Salvos' Reclink program still kicking goals

Salvos' Reclink program still kicking goals

2 October 2019

The Salvo Hawks football team took out a thrilling win against the Cardinia Tigers earlier this month.

By Faye Michelson

It was a significant moment for the Salvo Hawks Australian rules football team when they ran on to contest their AFL Reclink grand final against the Cardinia Tigers earlier this month.

While the Hawks came away with a thrilling three-point victory, another important achievement was also being celebrated. This year marks the 20-year anniversary of The Salvation Army establishing its Reclink program in the Eastern Metro Region of Melbourne.

The initial aim was to field a team in the Reclink football competition, which later expanded to include a cricket program.

Peter McGrath, SalvoCare Eastern homelessness and support manager, says over the past two decades the Salvo Hawks have provided a drug and alcohol-free environment for men and women to play sport.

“Sadly, in society there are not many teams that encourage and nurture a culture of abstinence in sport,” Peter observes.

“The Tigers is a team of recovering addicts who are currently in treatment and many of the Hawks are recovering addicts who have completed treatment and are striving to live a clean life in society.

“This is a safe environment for them to play sport and the primary focus of our program is inclusion, fun and participation, rather than competition and outcomes.”

Reclink Australia operates nationally, providing a range of sporting and art activities for disadvantaged Australians. In the past year, more than 80 people took part in around 500 Salvo Hawks recreational sessions, including participants recovering from drug addiction, experiencing mental health challenges, homelessness, physical disability and financial disadvantage.
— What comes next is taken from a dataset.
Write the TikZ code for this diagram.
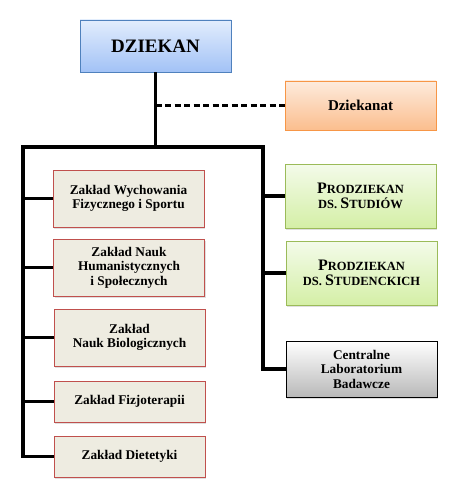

“We are funded by The Salvation Army and recently we have developed a great partnership with Rotary Hawthorn, and thanks to this support there are no costs involved for our participants,” Peter says.
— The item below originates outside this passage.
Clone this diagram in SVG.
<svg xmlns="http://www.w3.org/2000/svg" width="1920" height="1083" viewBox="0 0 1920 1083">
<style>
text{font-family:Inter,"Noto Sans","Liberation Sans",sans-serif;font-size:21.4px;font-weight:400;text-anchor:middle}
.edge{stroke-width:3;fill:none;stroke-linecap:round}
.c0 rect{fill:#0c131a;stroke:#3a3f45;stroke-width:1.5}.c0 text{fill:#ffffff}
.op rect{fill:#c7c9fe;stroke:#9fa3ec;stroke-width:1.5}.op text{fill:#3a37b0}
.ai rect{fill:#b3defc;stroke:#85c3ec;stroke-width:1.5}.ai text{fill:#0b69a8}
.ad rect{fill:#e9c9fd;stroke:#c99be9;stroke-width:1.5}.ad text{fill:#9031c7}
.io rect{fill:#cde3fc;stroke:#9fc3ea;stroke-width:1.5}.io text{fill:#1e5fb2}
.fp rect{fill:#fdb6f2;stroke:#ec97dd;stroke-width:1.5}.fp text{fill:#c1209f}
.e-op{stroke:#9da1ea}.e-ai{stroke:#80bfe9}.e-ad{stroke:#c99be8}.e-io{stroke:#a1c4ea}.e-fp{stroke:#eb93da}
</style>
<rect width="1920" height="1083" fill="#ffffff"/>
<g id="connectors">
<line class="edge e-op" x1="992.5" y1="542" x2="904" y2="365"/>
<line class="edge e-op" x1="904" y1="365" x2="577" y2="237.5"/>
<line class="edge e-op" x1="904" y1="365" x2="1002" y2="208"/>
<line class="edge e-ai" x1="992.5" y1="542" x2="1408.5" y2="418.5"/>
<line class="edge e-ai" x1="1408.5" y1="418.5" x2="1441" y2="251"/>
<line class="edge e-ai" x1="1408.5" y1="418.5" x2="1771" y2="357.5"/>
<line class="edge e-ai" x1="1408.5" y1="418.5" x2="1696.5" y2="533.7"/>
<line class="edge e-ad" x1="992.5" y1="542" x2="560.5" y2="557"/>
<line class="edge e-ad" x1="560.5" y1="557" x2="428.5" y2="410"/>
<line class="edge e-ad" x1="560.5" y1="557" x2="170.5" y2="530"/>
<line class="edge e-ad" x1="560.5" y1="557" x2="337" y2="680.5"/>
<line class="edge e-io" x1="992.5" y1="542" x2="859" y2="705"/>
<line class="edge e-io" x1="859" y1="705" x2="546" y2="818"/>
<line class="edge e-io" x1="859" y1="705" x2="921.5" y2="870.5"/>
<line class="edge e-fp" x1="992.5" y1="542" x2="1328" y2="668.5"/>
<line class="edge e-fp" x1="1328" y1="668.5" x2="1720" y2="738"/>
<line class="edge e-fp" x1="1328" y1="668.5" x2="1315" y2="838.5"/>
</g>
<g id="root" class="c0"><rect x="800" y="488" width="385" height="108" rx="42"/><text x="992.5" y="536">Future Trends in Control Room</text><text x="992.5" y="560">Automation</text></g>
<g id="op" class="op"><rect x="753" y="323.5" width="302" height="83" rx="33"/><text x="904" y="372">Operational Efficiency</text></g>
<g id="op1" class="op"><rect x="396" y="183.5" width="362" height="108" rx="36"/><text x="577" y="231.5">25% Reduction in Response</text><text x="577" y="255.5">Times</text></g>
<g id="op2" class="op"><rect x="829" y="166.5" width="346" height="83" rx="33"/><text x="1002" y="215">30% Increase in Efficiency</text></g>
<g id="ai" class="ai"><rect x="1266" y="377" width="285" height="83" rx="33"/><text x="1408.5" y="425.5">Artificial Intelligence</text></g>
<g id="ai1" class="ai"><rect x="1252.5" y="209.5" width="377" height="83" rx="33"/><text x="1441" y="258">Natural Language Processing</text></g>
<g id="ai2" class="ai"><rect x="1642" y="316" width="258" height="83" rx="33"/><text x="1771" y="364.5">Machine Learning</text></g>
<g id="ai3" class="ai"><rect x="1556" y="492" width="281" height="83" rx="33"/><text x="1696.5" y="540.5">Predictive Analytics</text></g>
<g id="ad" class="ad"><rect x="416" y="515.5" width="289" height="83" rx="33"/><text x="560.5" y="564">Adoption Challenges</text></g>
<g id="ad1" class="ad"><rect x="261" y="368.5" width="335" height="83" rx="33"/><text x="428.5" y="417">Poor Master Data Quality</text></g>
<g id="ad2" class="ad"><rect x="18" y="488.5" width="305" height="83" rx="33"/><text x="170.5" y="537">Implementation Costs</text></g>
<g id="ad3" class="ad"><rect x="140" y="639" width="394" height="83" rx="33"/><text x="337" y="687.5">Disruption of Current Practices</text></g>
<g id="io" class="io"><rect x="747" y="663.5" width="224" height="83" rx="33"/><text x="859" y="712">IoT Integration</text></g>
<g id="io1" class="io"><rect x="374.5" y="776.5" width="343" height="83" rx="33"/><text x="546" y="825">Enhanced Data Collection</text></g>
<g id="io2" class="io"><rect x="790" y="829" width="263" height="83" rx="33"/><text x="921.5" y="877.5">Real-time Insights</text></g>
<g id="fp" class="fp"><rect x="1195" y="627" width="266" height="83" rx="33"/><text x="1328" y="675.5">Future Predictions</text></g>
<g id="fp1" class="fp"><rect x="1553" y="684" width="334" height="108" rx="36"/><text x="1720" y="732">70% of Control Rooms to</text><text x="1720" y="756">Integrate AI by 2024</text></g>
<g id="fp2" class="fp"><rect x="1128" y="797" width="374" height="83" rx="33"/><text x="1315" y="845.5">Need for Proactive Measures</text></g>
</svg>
“Rotary has helped fund new jumpers for the team and supported the program with team lunches and other volunteering support, which has been much appreciated by the players.”
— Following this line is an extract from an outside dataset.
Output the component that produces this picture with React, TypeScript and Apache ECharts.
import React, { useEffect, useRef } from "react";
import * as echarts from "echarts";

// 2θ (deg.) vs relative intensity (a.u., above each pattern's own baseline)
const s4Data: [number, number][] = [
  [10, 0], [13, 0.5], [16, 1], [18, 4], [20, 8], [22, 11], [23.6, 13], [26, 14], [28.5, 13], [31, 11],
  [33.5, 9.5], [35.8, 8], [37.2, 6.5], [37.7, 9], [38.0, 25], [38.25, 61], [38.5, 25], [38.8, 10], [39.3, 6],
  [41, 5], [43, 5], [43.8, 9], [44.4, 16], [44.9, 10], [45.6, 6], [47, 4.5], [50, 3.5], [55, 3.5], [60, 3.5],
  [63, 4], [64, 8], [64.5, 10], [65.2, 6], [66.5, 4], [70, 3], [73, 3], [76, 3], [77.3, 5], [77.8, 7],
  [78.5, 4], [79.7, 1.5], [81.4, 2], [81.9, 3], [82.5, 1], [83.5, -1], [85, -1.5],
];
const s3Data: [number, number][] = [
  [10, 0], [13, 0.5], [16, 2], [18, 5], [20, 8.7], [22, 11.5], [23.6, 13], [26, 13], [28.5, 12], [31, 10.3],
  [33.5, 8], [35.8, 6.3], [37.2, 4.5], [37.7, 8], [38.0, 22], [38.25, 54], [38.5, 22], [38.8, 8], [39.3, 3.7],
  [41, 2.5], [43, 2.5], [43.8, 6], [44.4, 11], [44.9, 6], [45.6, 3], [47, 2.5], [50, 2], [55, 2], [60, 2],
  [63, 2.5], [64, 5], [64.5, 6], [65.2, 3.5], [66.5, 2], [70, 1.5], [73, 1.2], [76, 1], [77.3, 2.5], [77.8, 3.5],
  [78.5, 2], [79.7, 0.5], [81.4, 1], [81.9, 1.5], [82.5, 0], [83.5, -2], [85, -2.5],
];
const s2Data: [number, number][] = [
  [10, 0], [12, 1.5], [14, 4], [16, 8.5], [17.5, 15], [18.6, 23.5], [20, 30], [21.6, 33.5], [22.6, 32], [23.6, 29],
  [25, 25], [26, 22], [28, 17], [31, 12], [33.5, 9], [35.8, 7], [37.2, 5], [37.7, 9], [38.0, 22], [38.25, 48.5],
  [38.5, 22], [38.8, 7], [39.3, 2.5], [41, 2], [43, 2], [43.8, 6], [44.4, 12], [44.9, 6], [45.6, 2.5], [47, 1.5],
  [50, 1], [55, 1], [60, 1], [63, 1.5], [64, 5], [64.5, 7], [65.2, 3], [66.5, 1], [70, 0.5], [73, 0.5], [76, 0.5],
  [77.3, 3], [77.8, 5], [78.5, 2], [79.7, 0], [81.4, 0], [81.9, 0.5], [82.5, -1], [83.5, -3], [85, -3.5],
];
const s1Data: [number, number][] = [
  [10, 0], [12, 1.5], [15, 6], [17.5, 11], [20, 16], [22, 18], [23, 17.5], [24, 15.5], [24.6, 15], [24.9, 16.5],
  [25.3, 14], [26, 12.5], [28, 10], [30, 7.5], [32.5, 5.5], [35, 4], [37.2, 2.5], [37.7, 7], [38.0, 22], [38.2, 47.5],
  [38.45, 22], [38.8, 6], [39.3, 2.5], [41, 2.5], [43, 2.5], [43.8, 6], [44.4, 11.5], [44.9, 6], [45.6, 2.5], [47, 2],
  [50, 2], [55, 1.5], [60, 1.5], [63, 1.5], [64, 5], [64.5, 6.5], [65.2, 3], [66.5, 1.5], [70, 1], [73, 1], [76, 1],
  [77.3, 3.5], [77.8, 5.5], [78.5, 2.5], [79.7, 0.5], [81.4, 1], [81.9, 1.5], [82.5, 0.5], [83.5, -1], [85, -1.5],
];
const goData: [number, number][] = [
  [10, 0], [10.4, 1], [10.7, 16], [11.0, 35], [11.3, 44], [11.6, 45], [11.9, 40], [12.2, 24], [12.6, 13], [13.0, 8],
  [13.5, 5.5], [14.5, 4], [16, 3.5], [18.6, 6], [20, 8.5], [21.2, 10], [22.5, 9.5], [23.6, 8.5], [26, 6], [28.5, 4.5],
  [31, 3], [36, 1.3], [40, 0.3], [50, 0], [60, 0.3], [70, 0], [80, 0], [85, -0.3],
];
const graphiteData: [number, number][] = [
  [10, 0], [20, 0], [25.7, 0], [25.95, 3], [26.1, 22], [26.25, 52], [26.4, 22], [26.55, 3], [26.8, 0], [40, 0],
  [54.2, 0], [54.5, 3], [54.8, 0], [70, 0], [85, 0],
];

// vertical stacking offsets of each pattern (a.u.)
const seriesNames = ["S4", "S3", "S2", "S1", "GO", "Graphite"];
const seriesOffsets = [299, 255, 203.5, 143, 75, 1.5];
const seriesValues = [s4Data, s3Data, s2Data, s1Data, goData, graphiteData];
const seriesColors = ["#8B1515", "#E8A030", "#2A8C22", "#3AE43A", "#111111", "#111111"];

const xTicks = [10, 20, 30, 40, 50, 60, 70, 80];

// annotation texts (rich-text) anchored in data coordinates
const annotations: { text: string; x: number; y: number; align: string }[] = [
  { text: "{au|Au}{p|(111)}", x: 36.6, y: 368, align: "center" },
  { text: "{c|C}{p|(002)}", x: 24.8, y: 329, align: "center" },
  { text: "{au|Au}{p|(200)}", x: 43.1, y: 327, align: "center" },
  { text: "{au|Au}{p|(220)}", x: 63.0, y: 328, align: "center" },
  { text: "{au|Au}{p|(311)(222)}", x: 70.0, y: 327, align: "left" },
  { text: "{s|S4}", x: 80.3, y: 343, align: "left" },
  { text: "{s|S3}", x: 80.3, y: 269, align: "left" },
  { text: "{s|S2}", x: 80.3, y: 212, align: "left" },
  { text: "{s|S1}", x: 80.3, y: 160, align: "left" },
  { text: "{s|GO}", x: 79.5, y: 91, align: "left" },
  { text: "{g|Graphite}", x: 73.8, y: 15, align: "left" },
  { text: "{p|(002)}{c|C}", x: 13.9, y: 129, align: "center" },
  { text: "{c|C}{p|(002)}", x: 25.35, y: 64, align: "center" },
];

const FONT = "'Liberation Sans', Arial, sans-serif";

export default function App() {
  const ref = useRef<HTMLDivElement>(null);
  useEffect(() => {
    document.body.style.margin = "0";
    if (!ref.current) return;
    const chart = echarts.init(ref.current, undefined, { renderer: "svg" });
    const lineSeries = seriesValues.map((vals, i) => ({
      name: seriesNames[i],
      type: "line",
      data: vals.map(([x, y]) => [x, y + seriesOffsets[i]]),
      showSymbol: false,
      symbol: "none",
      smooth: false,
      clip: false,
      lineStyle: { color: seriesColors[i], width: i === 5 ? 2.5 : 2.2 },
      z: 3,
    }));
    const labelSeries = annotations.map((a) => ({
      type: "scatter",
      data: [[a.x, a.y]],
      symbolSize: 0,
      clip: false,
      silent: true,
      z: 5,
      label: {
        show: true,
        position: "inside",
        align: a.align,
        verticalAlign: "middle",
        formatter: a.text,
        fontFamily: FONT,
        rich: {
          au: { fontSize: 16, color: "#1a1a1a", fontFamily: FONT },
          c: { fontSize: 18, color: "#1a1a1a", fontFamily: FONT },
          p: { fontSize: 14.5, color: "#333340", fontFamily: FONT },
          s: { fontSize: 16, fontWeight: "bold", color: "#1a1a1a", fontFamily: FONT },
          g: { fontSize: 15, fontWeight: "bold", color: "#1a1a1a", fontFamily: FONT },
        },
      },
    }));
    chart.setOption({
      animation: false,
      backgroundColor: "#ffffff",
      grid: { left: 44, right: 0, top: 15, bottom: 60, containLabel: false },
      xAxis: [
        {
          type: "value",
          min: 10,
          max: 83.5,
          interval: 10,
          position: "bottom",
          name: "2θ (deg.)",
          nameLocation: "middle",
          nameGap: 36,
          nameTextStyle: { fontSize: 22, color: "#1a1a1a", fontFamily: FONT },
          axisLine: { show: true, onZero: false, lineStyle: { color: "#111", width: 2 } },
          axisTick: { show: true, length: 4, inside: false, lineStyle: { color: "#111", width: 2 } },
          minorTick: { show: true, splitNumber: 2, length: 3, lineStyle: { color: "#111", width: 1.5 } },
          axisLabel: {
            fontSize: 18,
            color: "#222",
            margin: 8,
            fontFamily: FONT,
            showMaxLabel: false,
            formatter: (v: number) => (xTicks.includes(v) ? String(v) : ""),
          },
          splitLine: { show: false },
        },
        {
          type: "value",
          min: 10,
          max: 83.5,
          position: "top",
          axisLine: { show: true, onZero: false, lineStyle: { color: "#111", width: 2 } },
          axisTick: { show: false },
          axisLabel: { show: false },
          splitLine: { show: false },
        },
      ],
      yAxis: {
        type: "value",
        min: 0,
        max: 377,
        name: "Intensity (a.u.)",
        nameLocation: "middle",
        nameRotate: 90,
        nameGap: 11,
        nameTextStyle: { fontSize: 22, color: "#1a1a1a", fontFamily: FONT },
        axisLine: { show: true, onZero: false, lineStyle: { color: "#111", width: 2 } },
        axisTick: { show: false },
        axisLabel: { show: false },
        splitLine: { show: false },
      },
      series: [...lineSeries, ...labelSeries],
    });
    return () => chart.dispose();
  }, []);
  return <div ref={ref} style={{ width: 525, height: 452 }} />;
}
The grand final was played at Peanut Farm Oval in St Kilda. The competition plays modified rules, which enables men and women to play together.

“There are also modified rules for people who have a disability, so they can participate as well. It is truly all-inclusive,” Peter explains.

“It [the grand final] was a close game from the first bounce, exhilarating from start to finish, with two well-matched teams. It was anyone’s game, and the Salvo Hawks were fortunate to snatch victory from the jaws of defeat.”

As important as playing the game, though, is the sense of community that comes from being part of the team.

“Over the years we have developed a strong, well-supported community made up of a diverse range of people from various backgrounds,” Peter says.

“The love and support members receive from the program and their peers keeps them coming back,” he says, adding that one of their current team members has been playing since the first team was formed 20 years ago.

“Many participants find themselves lonely and isolated by their conditions and being part of the team gives them a safe space to interact with people.

“They can form bonds and connections with others, and it provides a place of purpose and belonging that many players may be lacking in their everyday lives. It’s a place where players can get support in going through the challenges they face.”